Ethiopian Bible translator

Aster Ganno (c.1872-1964) was an Ethiopian Bible translator who worked with the better known Onesimos Nesib on the translation of the Oromo Bible published in 1899.

==Biography==
Aster (referred to by her first name according to Ethiopian custom) while born free was later enslaved by the king of Limmu-Ennarea. She was emancipated in 1886 when Italian ships intercepted a boat transporting her to be sold on the Arabian Peninsula. She was then taken to Eritrea where the Imkullu school of the Swedish Evangelical Mission took her in and educated her. Bible translator Onesimos quickly “discovered that Aster was endowed with considerable mental gifts and possessed a real feeling for the Oromo language” (Arén 1978:383). She was assigned to compile an Oromo dictionary, which was first used in polishing a translation of the New Testament published in 1893.

Aster also translated a book of Bible stories and recorded five hundred traditional Oromo riddles, fables, proverbs, and songs, many of which were published in a volume for beginning readers (1894). She later worked with Onesimos in compiling an Oromo hymnbook.

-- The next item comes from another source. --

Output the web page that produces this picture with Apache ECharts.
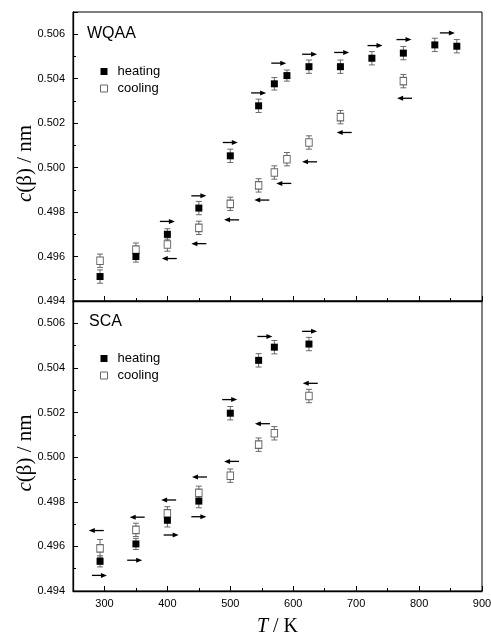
<!DOCTYPE html>
<html><head><meta charset="utf-8">
<script src="https://cdn.jsdelivr.net/npm/echarts@6/dist/echarts.min.js"></script>
<style>html,body{margin:0;padding:0;background:#fff}#c{width:491px;height:632px}</style>
</head><body><div id="c"></div>
<script>
// ---- data (T in K, c(beta) in nm) ----
const topHeatT = [293,350,400,450,500,545,570,590,625,675,725,775,825,860];
const topHeatV = [0.4951,0.4960,0.4970,0.49818,0.50053,0.50278,0.50377,0.50414,0.50454,0.50454,0.50492,0.50515,0.50552,0.50546];
const topHeatE = [0.0003,0.00025,0.00025,0.0003,0.0003,0.0003,0.00028,0.00025,0.0003,0.0003,0.0003,0.0003,0.0003,0.0003];
const topCoolT = [293,350,400,450,500,545,570,590,625,675,775];
const topCoolV = [0.49581,0.49631,0.49654,0.49729,0.49837,0.4992,0.49978,0.50038,0.50113,0.50227,0.50389];
const topCoolE = [0.0003,0.0003,0.0003,0.0003,0.0003,0.0003,0.0003,0.0003,0.0003,0.0003,0.0003];
const topHeatArrT = [400,450,500,545,577,626,677,730,776,845];
const topHeatArrV = [0.49758,0.49873,0.50113,0.50336,0.50470,0.5051,0.50518,0.50549,0.50576,0.50606];
const topCoolArrT = [403,450,502,550,585,626,681,777];
const topCoolArrV = [0.49591,0.49658,0.49765,0.49854,0.49929,0.50026,0.50158,0.50312];

const botHeatT = [293,350,400,450,500,545,570,625];
const botHeatV = [0.49533,0.49611,0.49717,0.49803,0.50197,0.50434,0.50493,0.50507];
const botHeatE = [0.00025,0.00025,0.0003,0.0003,0.0003,0.0003,0.0003,0.0003];
const botCoolT = [293,350,400,450,500,545,570,625];
const botCoolV = [0.49591,0.49674,0.49748,0.4984,0.49917,0.50056,0.50107,0.50274];
const botCoolE = [0.0004,0.0003,0.0003,0.0003,0.0003,0.0003,0.0003,0.0003];
const botHeatArrT = [292,348,406,450,499,555,626];
const botHeatArrV = [0.4947,0.49538,0.49651,0.49733,0.50258,0.50541,0.50564];
const botCoolArrT = [287,352,402,451,502,551,627];
const botCoolArrV = [0.49671,0.49731,0.49808,0.49911,0.49981,0.5015,0.50331];

const panelTitles = ['WQAA','SCA'];
const seriesNames = ['heating','cooling'];

// ---- helpers ----
const zip = (a,b) => a.map((t,i)=>[t,b[i]]);
const errData = (t,v,e) => t.map((x,i)=>[x, v[i]-e[i], v[i]+e[i]]);
const arrData = (t,v,d) => t.map((x,i)=>[x, v[i], d]);

function renderErr(params, api){
  const x = api.value(0);
  const p1 = api.coord([x, api.value(1)]);
  const p2 = api.coord([x, api.value(2)]);
  const w = 3;
  const st = {stroke:'#6a6a6a', lineWidth:1};
  return {type:'group', children:[
    {type:'line', shape:{x1:p1[0],y1:p1[1],x2:p2[0],y2:p2[1]}, style:st},
    {type:'line', shape:{x1:p1[0]-w,y1:p1[1],x2:p1[0]+w,y2:p1[1]}, style:st},
    {type:'line', shape:{x1:p2[0]-w,y1:p2[1],x2:p2[0]+w,y2:p2[1]}, style:st}
  ]};
}
function renderArrow(params, api){
  const c = api.coord([api.value(0), api.value(1)]);
  const d = api.value(2);
  const half = 7.5, hl = 6, hw = 2.5;
  const tip = c[0] + d*half, tail = c[0] - d*half;
  return {type:'group', children:[
    {type:'line', shape:{x1:tail,y1:c[1],x2:tip - d*hl*0.5,y2:c[1]}, style:{stroke:'#000', lineWidth:1.3}},
    {type:'polygon', shape:{points:[[tip,c[1]],[tip-d*hl,c[1]-hw],[tip-d*hl,c[1]+hw]]}, style:{fill:'#000'}}
  ]};
}

const grids = [
  {left:73, right:9, top:12, height:289, show:true, borderColor:'#000', borderWidth:1, containLabel:false, outerBoundsMode:'none'},
  {left:73, right:9, top:301, height:290, show:true, borderColor:'#000', borderWidth:1, containLabel:false, outerBoundsMode:'none'}
];

function xAxisCfg(i){
  return {type:'value', gridIndex:i, min:250, max:900, minInterval:100, maxInterval:100,
    axisLine:{show:true, onZero:false, lineStyle:{color:'#000', width:1.3}},
    axisTick:{show:true, inside:true, length:5, lineStyle:{color:'#000'}},
    minorTick:{show:true, splitNumber:2, length:3, lineStyle:{color:'#000'}},
    splitLine:{show:false}, minorSplitLine:{show:false},
    axisLabel:{show:i===1, showMinLabel:false, color:'#000', fontSize:11, fontFamily:'Liberation Sans, Arial', margin:7},
    name: i===1 ? '{i|T} / K' : '', nameLocation:'middle', nameGap:26,
    nameTextStyle:{fontFamily:'Liberation Serif', fontSize:20, color:'#000', rich:{i:{fontFamily:'Liberation Serif', fontStyle:'italic', fontSize:20, color:'#000'}}}
  };
}
function yAxisCfg(i){
  return {type:'value', gridIndex:i, min:0.494, max:0.507, interval:0.002,
    axisLine:{show:true, onZero:false, lineStyle:{color:'#000', width:1.3}},
    axisTick:{show:true, inside:true, length:5, lineStyle:{color:'#000'}},
    minorTick:{show:true, splitNumber:2, length:3, lineStyle:{color:'#000'}},
    splitLine:{show:false}, minorSplitLine:{show:false},
    axisLabel:{color:'#000', fontSize:11, fontFamily:'Liberation Sans, Arial', margin:8, showMaxLabel:false,
      formatter: v => v.toFixed(3)},
    name:'{i|c}(β) / nm', nameLocation:'middle', nameGap:37, nameMoveOverlap:false,
    nameTextStyle:{fontFamily:'Liberation Serif', fontSize:21, color:'#000', padding:[0,14,0,0],
      rich:{i:{fontFamily:'Liberation Serif', fontStyle:'italic', fontSize:21, color:'#000'}}}
  };
}

function panelSeries(i, hT,hV,hE, cT,cV,cE, haT,haV, caT,caV){
  const ax = {xAxisIndex:i, yAxisIndex:i};
  return [
    Object.assign({type:'custom', name:'errH'+i, renderItem:renderErr, data:errData(hT,hV,hE), z:2, silent:true}, ax),
    Object.assign({type:'custom', name:'errC'+i, renderItem:renderErr, data:errData(cT,cV,cE), z:2, silent:true}, ax),
    Object.assign({type:'scatter', name:seriesNames[1], data:zip(cT,cV), symbol:'rect', symbolSize:[6.5,7.5],
      itemStyle:{color:'#fff', borderColor:'#666', borderWidth:1, opacity:1}, z:3}, ax),
    Object.assign({type:'scatter', name:seriesNames[0], data:zip(hT,hV), symbol:'rect', symbolSize:7,
      itemStyle:{color:'#000', opacity:1}, z:4}, ax),
    Object.assign({type:'custom', name:'arrH'+i, renderItem:renderArrow, data:arrData(haT,haV,1), z:5, silent:true}, ax),
    Object.assign({type:'custom', name:'arrC'+i, renderItem:renderArrow, data:arrData(caT,caV,-1), z:5, silent:true}, ax)
  ];
}

const legendCfg = (top) => ({orient:'vertical', left:95, top:top, itemWidth:7, itemHeight:7, itemGap:4,
  icon:'rect', selectedMode:false,
  textStyle:{fontSize:13, fontFamily:'Liberation Sans, Arial', color:'#000', padding:[0,0,0,5]},
  data:[{name:'heating', itemStyle:{color:'#000'}}, {name:'cooling', itemStyle:{color:'#fff', borderColor:'#666', borderWidth:1}}]
});

const option = {
  animation:false,
  backgroundColor:'#fff',
  title:[
    {text:panelTitles[0], left:87, top:26, padding:0, textStyle:{fontSize:16, fontWeight:'normal', fontFamily:'Liberation Sans, Arial', color:'#000'}},
    {text:panelTitles[1], left:89, top:314, padding:0, textStyle:{fontSize:16, fontWeight:'normal', fontFamily:'Liberation Sans, Arial', color:'#000'}}
  ],
  legend:[legendCfg(60), legendCfg(347)],
  grid:grids,
  xAxis:[xAxisCfg(0), xAxisCfg(1)],
  yAxis:[yAxisCfg(0), yAxisCfg(1)],
  series:[].concat(
    panelSeries(0, topHeatT,topHeatV,topHeatE, topCoolT,topCoolV,topCoolE, topHeatArrT,topHeatArrV, topCoolArrT,topCoolArrV),
    panelSeries(1, botHeatT,botHeatV,botHeatE, botCoolT,botCoolV,botCoolE, botHeatArrT,botHeatArrV, botCoolArrT,botCoolArrV)
  )
};
const chart = echarts.init(document.getElementById('c'), null, {renderer:'canvas'});
chart.setOption(option);
</script>
</body></html>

Arén reports that a large amount of the folklore she collected is still unpublished although preserved by the Hylander family (1978:384, fn. 71).

Aster and Onesimos completed their translation of the Bible into Oromo, which was printed in 1899. Although the title page and history credit Onesimos as the translator, it appears that Aster's contribution was not, and still is not, adequately appreciated.

In 1904, Aster, together with Onesimos and other Oromos, were able to move from Eritrea back to Wellega, where they established schools, Aster serving as a teacher at Nekemte.